17 GPU nodes spanning two generations:

  • GPU3 (15 Nodes)
    • Nvidia GeForce GTX 1080 Ti
    • Nvidia Tesla k40m
    • Nvidia Tesla k20xm
    • Nvidia Tesla P100
  • GPU4 (2 Nodes)
    • Nvidia Tesla V100

Example Use Case

  • As a researcher I want to train a neural network to classify images, but my project budget does not cover the cost of purchasing and managing the amount of GPU hardware that is required to complete this task.

Policies

  • The GPU partition must only be used for GPU accelerated workflows.

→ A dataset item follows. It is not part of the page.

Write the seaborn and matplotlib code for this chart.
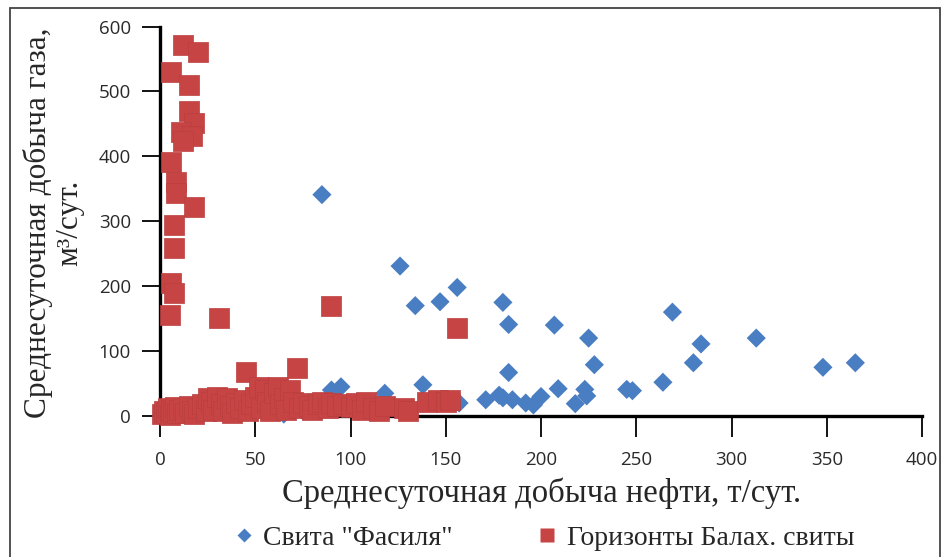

Jobs running on the GPU partition that are not utilizing the GPU are subject to cancellation and potential loss of GPU partition access.
  • The use of srun for active development and debugging is permitted but is limited to allocations of 2 hours or less. Excessive srun session idle time or excessive number of srun sessions is not permitted.
  • GPU jobs that utilize only 1 GPU should be structured in a way to allow other jobs to share the node. The exclusive SLURM option should NOT be used and CPU cores, memory, and GPU resources need to be ‘right-sized’ to the workload. Resource requests should match the correct class and quantity of GPUs for the algorithm.
  • No more than 50% of the partition resources will be available for concurrent use by any single user.
  • The “GPU” partition is limited to 2 hours. Jobs up to 48 hours require “GPU” group membership and additional training.